Task directions: Copy exactly the lines from the start of the material through the line with "var points = diffs.map(function". Pictures stay out of the copy.

##########

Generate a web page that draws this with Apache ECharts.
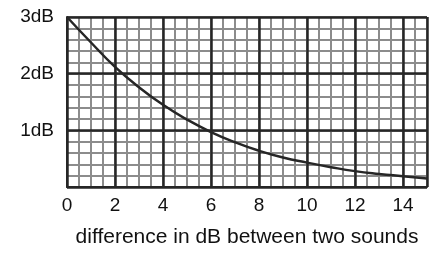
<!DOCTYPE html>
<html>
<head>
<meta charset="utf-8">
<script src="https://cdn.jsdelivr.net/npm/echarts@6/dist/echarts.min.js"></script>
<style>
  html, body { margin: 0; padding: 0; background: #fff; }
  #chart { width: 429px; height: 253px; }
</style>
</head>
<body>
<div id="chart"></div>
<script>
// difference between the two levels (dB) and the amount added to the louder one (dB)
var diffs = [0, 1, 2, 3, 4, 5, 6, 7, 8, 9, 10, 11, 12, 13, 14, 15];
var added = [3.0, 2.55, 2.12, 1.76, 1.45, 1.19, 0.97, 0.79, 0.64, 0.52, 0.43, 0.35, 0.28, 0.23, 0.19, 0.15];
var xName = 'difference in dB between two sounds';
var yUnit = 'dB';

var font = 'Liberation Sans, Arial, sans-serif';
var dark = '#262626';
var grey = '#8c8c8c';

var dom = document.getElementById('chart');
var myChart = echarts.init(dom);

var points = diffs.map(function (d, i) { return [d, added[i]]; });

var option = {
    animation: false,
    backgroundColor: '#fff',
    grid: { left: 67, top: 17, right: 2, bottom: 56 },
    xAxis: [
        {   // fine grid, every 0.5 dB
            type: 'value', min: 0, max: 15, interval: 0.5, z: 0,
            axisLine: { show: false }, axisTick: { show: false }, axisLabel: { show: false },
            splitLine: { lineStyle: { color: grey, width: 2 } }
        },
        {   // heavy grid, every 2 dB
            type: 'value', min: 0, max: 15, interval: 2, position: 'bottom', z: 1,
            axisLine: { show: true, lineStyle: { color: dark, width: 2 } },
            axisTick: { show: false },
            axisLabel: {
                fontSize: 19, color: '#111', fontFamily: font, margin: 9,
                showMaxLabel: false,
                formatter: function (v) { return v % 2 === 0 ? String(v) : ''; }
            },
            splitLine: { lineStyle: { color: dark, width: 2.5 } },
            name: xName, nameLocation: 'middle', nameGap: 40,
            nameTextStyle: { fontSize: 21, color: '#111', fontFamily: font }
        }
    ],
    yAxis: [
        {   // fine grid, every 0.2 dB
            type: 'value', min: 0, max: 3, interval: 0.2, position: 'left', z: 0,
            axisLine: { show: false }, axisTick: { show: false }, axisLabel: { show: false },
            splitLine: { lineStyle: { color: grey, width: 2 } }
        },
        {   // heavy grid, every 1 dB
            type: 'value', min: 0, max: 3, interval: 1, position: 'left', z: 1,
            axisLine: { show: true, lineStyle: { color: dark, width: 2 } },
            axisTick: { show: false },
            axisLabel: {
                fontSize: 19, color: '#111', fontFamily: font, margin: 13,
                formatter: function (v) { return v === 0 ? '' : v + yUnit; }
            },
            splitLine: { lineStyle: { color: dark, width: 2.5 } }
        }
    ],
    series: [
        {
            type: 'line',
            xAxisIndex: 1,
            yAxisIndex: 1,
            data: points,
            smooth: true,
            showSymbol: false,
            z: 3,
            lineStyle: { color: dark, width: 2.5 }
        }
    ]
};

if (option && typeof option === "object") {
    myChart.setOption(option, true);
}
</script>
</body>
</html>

##########

Solution to this exercise:
Generate a web page that draws this with Apache ECharts.
<!DOCTYPE html>
<html>
<head>
<meta charset="utf-8">
<script src="https://cdn.jsdelivr.net/npm/echarts@6/dist/echarts.min.js"></script>
<style>
  html, body { margin: 0; padding: 0; background: #fff; }
  #chart { width: 429px; height: 253px; }
</style>
</head>
<body>
<div id="chart"></div>
<script>
// difference between the two levels (dB) and the amount added to the louder one (dB)
var diffs = [0, 1, 2, 3, 4, 5, 6, 7, 8, 9, 10, 11, 12, 13, 14, 15];
var added = [3.0, 2.55, 2.12, 1.76, 1.45, 1.19, 0.97, 0.79, 0.64, 0.52, 0.43, 0.35, 0.28, 0.23, 0.19, 0.15];
var xName = 'difference in dB between two sounds';
var yUnit = 'dB';

var font = 'Liberation Sans, Arial, sans-serif';
var dark = '#262626';
var grey = '#8c8c8c';

var dom = document.getElementById('chart');
var myChart = echarts.init(dom);

var points = diffs.map(function (d, i) { return [d, added[i]]; });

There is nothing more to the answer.